• Wes Davis on a Leopold Bloom Education  In a thoughtful op-ed for The New York Times, Davis, the editor of An Anthology of Modern Irish Poetry, recounts the surprising story of the Bell Telephone company's successful mid-'50s push to instill a liberal-arts education in about a dozen of its executives. Lectures, seminars, trips to museums, close study of the James Joyce masterwork Ulysses: all of it produced employees who were "more confident and more intellectually engaged"; "more curious about the world around them." Today, Davis suggests, "as the worst economic crisis since the Depression continues and the deepening rift in the nation’s political fabric threatens to forestall economic reform... reading 'Ulysses' this Bloomsday may be more than just a literary observance.
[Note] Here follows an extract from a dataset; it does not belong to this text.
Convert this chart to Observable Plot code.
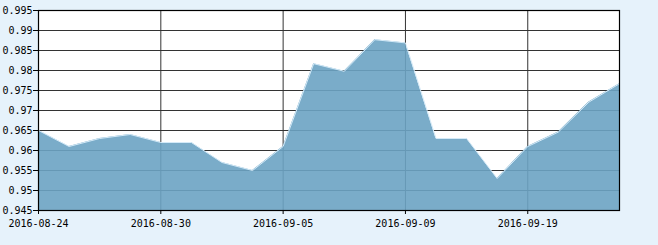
<!DOCTYPE html>
<html>
<head>
<meta charset="utf-8">
<script src="https://cdn.jsdelivr.net/npm/d3@7"></script>
<script src="https://cdn.jsdelivr.net/npm/@observablehq/plot@0.6"></script>
<style>
  html, body { margin: 0; padding: 0; background: #e6f2fb; }
  #chart svg { display: block; }
</style>
</head>
<body>
<div id="chart"></div>
<script>
const dates = ["2016-08-24","2016-08-25","2016-08-26","2016-08-29","2016-08-30","2016-08-31","2016-09-01","2016-09-02","2016-09-05","2016-09-06","2016-09-07","2016-09-08","2016-09-09","2016-09-12","2016-09-13","2016-09-14","2016-09-19","2016-09-20","2016-09-21","2016-09-22"];
const values = [0.965,0.961,0.963,0.964,0.962,0.962,0.957,0.955,0.961,0.9817,0.9798,0.9877,0.9869,0.963,0.963,0.953,0.961,0.9646,0.9721,0.9767];
const xTickLabels = ["2016-08-24","2016-08-30","2016-09-05","2016-09-09","2016-09-19"];
const yTicks = [0.945,0.95,0.955,0.96,0.965,0.97,0.975,0.98,0.985,0.99,0.995];

const data = dates.map((d, i) => ({i, date: d, v: values[i]}));
const xTicks = xTickLabels.map(l => dates.indexOf(l));
const yMin = yTicks[0], yMax = yTicks[yTicks.length - 1];

const chart = Plot.plot({
  width: 658,
  height: 245,
  marginLeft: 38,
  marginRight: 39,
  marginTop: 10,
  marginBottom: 35,
  style: {background: "#e6f2fb", fontFamily: "'DejaVu Sans Mono', monospace", fontSize: "10px", color: "#000"},
  x: {type: "linear", domain: [0, dates.length - 1], ticks: xTicks, tickFormat: i => dates[i], tickSize: 4, tickPadding: 5, label: null},
  y: {domain: [yMin, yMax], ticks: yTicks, tickFormat: d => String(+d.toFixed(3)), tickSize: 5, tickPadding: 1, label: null},
  marks: [
    Plot.rect([0], {x1: 0, x2: dates.length - 1, y1: yMin, y2: yMax, fill: "#ffffff"}),
    Plot.ruleY(yTicks, {stroke: "#333333", strokeWidth: 1}),
    Plot.ruleX(xTicks, {stroke: "#333333", strokeWidth: 1}),
    Plot.areaY(data, {x: "i", y1: yMin, y2: "v", fill: "#6ba3c3", fillOpacity: 0.9}),
    Plot.lineY(data, {x: "i", y: "v", stroke: "#d4eaf8", strokeWidth: 1}),
    Plot.frame({stroke: "#000000", strokeWidth: 1.2}),
    Plot.axisY({ticks: yTicks, tickFormat: d => String(+d.toFixed(3)), tickSize: 5, tickPadding: 1, stroke: "#000", fill: "#000"}),
    Plot.axisX({ticks: xTicks, tickFormat: i => dates[i], tickSize: 4, tickPadding: 5, stroke: "#000", fill: "#000"})
  ]
});
document.getElementById("chart").appendChild(chart);
</script>
</body>
</html>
Think of it as an act of fiscal responsibility."
  • Harold Meyerson on China's Labor Pains  The Washington Post columnist cautiously cheers on the nascent labor movement in China, where workers are striking for better pay and working conditions. Meyerson gives a cogent gloss of the political conditions that shape life for working-class China: "A young, better-educated workforce, cognizant of the new Chinese prosperity and frustrated at their inability to share in it, is no longer content simply to reap the marginal benefits of swapping rural for factory life," he explains. But the road ahead won't be easy, and here American workers may be able to sympathize: Meyerson draws the surprising conclusion that "no other major industrial nations are as hostile to independent unions as China and the United States."
  • David Ignatius on Opportunities in Kyrgyzstan  In the face of the worst ethnic violence in Central Asia in decades, David Ignatius discerns a glimmer of hope, if only for U.S.-Russia relations. "The United States and Russia have stayed in close touch since the crisis exploded late last week," observes Ignatius. "The two countries cooperated on a presentation to United Nations officials Monday night that laid the groundwork for collective action, if it becomes necessary." For the Washington Post columnist, the close communication between the U.S. and Russia may finally sound the final death knell for the chicken game of the Cold War and bring about a new era of geopolitical cooperation. "Substituting cooperation for Great Gamesmanship in Central Asia is a welcome change from a few years ago. Now if this model of Russian-American collaboration could just be expanded to deal firmly with Iran, we might have the beginnings of a system that deserved to be called 'collective security.'" 
  • Bret Stephens on a Requiem for a Revolution  Reflecting on the 2009 Iranian election protests, Stephens laments the stifling of the Green movement. Stephens chastises the international community, not just for missing an opportunity to harshly deal with Iran's continued intransigence, but for not supporting the Iranian people in their time of need. "The regime is more emboldened than ever—and much closer to a nuclear capability. Israel, the one country that might yet take action, is more isolated than ever," says Stephens. "Worst of all, the Green movement is, if not extinguished completely, little more than a flickering ember. The three million Iranians who marched for freedom last June may have to wait another generation for a similar opportunity." 
  • Claire Berlinski on Sarah Palin as Thatcher's Second Coming  In a provocative Guardian column today, the contributor pits Palin against Margaret Thatcher, comparing the political styles of both, concluding that Palin comes far short of "the Iron Lady." She says about Palin that "no one (not me, anyway) can argue with her conservative instincts, but to compare her ability to express them with Thatcher's would be ludicrous." At the same time, she brings out a picture of Thatcher as one of an immensely skillful, smart politician, saying she "studied incessantly. But in the end, she had a knack for knowing stuff and for whipping out what she knew when she needed it." She also makes note of the difference in Thatcher's ability to "exploit her femininity – how to engender the desire not only to obey her but to protect her." As for Palin, she says, "When Palin is bullied, it is every normal man's instinct to protect her and every normal woman's instinct to identify with her...If Palin can't learn from Thatcher to master the statistics, she'd better concentrate on mastering that. It won't be hard: she's well on her way as it is."